Put more beer in it.

That said my 75 doesn’t bounce around hard at all on the two skiff’s I have used it on as long as they are some drinks in it. The 45 will move around some of its rough.


----------



## MooreMiller (Sep 10, 2016)

texasag07 said:


> Put more beer in it.
> 
> That said my 75 doesn’t bounce around hard at all on the two skiff’s I have used it on as long as they are some drinks in it. The 45 will move around some of its rough.
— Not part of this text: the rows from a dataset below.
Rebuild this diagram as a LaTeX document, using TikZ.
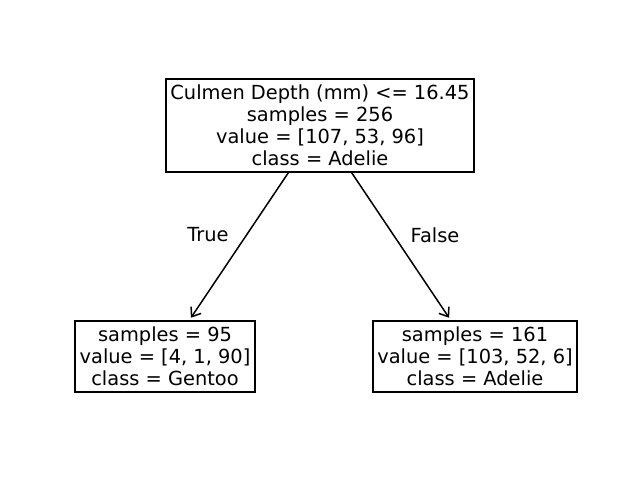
\documentclass[tikz,border=0pt]{standalone}
\usepackage{fontspec}
\setmainfont{DejaVu Sans}
\usetikzlibrary{arrows.meta}
\begin{document}
\begin{tikzpicture}[x=1pt,y=-1pt,
  box/.style={draw=black,line width=1.5pt,align=center,inner sep=0pt,font=\fontsize{19.4}{22}\selectfont},
  edge/.style={line width=1.5pt,-{Straight Barb[length=8pt,width=12pt,line width=1.5pt]},shorten >=3pt},
  lab/.style={font=\fontsize{19.4}{22}\selectfont}]
\useasboundingbox (0,0) rectangle (640,482);
\node[box,minimum width=308pt,minimum height=93pt] (root) at (320,125.5) {Culmen Depth (mm) <= 16.45\\samples = 256\\value = [107, 53, 96]\\class = Adelie};
\node[box,minimum width=180pt,minimum height=71pt] (left) at (165,356.5) {samples = 95\\value = [4, 1, 90]\\class = Gentoo};
\node[box,minimum width=204pt,minimum height=71pt] (right) at (475,356.5) {samples = 161\\value = [103, 52, 6]\\class = Adelie};
\draw[edge] (root) -- (left);
\draw[edge] (root) -- (right);
\node[lab] (t) at (208,235) {True};
\node[lab] (f) at (435,235) {False};
\end{tikzpicture}
\end{document}
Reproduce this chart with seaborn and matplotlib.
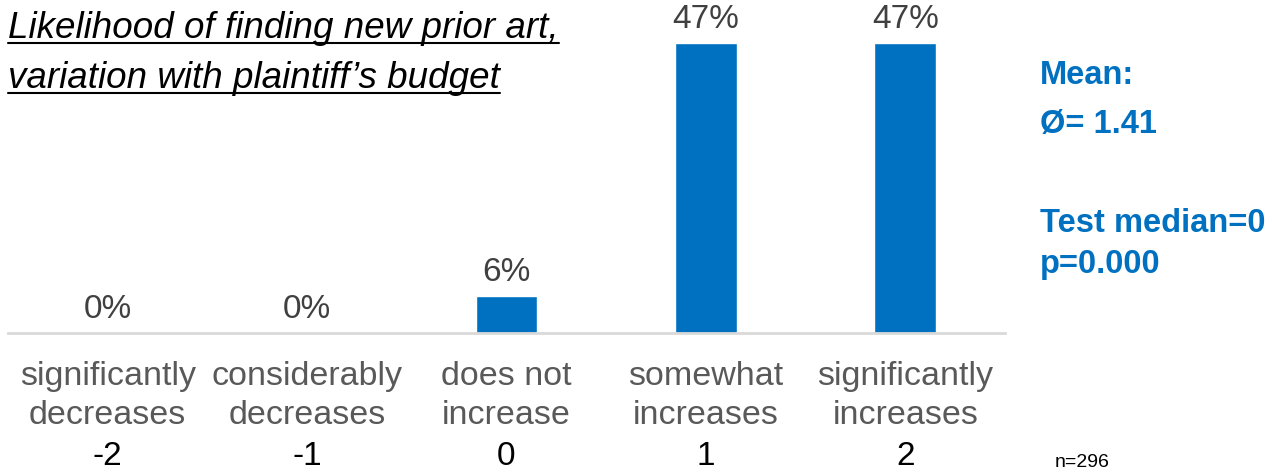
import pandas as pd
import numpy as np
import seaborn as sns
import matplotlib.pyplot as plt
from matplotlib.lines import Line2D

answers = ["significantly\ndecreases", "considerably\ndecreases", "does not\nincrease",
           "somewhat\nincreases", "significantly\nincreases"]
scores = ["-2", "-1", "0", "1", "2"]
shares = [0, 0, 6, 47, 47]

df = pd.DataFrame({"answer": answers, "share": shares})

sns.set_style("white")
plt.rcParams["font.family"] = ["Liberation Sans", "DejaVu Sans"]

blue = "#0070C0"
fig = plt.figure(figsize=(12.79, 4.73), dpi=100)
ax = fig.add_axes([8 / 1279, 140 / 473, 997 / 1279, 290 / 473])

sns.barplot(data=df, x="answer", y="share", color=blue, width=0.31,
            saturation=1, ax=ax)
ax.set_xlim(-0.5, 4.5)
ax.set_ylim(0, 47)
ax.set_xlabel("")
ax.set_ylabel("")
ax.set_yticks([])
for s in ["top", "left", "right"]:
    ax.spines[s].set_visible(False)
ax.spines["bottom"].set_color("#D9D9D9")
ax.spines["bottom"].set_linewidth(2)
ax.tick_params(axis="x", length=0, pad=20.5, labelsize=24.5, labelcolor="#595959")
for lab in ax.get_xticklabels():
    lab.set_linespacing(1.3)

for i, v in enumerate(shares):
    ax.annotate(f"{v}%", (i, v), xytext=(0, 6), textcoords="offset points",
                ha="center", va="bottom", fontsize=24, color="#404040",
                annotation_clip=False)
    ax.text(i, -0.425, scores[i], transform=ax.get_xaxis_transform(),
            ha="center", va="center", fontsize=24, color="black")

fig.text(1055 / 1279, 1 - 462 / 473, "n=296", fontsize=14, va="center", color="black")

for txt, y in [("Mean:", 75), ("Ø= 1.41", 125), ("Test median=0", 223), ("p=0.000", 265)]:
    fig.text(1040 / 1279, 1 - y / 473, txt, fontsize=23.5, fontweight="bold",
             color=blue, va="center")

# underlined italic title
fig.canvas.draw()
r = fig.canvas.get_renderer()
for txt, y in [("Likelihood of finding new prior art,", 28), ("variation with plaintiff’s budget", 78)]:
    t = fig.text(8 / 1279, 1 - y / 473, txt, fontsize=26.5, style="italic",
                 va="center", color="black")
    bb = t.get_window_extent(r)
    fig.add_artist(Line2D([bb.x0 / 1279, bb.x1 / 1279], [1 - (y + 15) / 473] * 2,
                          color="black", lw=1.5, transform=fig.transFigure))

fig.savefig("out.png", dpi=100)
Those empty aluminum cans don’t weight down the cooler enough at the end of the day.


----------



## Capnredfish (Feb 1, 2012)

This is a pic of a Coleman. Why mount it? Tow it behind the boat.


----------



## Smackdaddy53 (Dec 31, 2012)

Capnredfish said:


> View attachment 55544
> This is a pic of a Coleman. Why mount it? Tow it behind the boat.


Sucker needs a 15hp kicker


----------



## windblows (May 21, 2014)

Don't underestimate the power of 1.5" wide velcro strips. Two of those the length of the cooler will keep it pretty secure. You could always try it and the good thing is that they are easily removed with a little Goo Gone if it doesn't work or you want to mount the cooler somewhere else in the boat.


----------



## Cam (Apr 5, 2017)

Our Rtic 45 sits in the boat without tie downs and we run through some nasty water on occasion. Ours doesn't move an inch.


----------



## Texasproud11 (Jul 28, 2016)

Thats good to know!


----------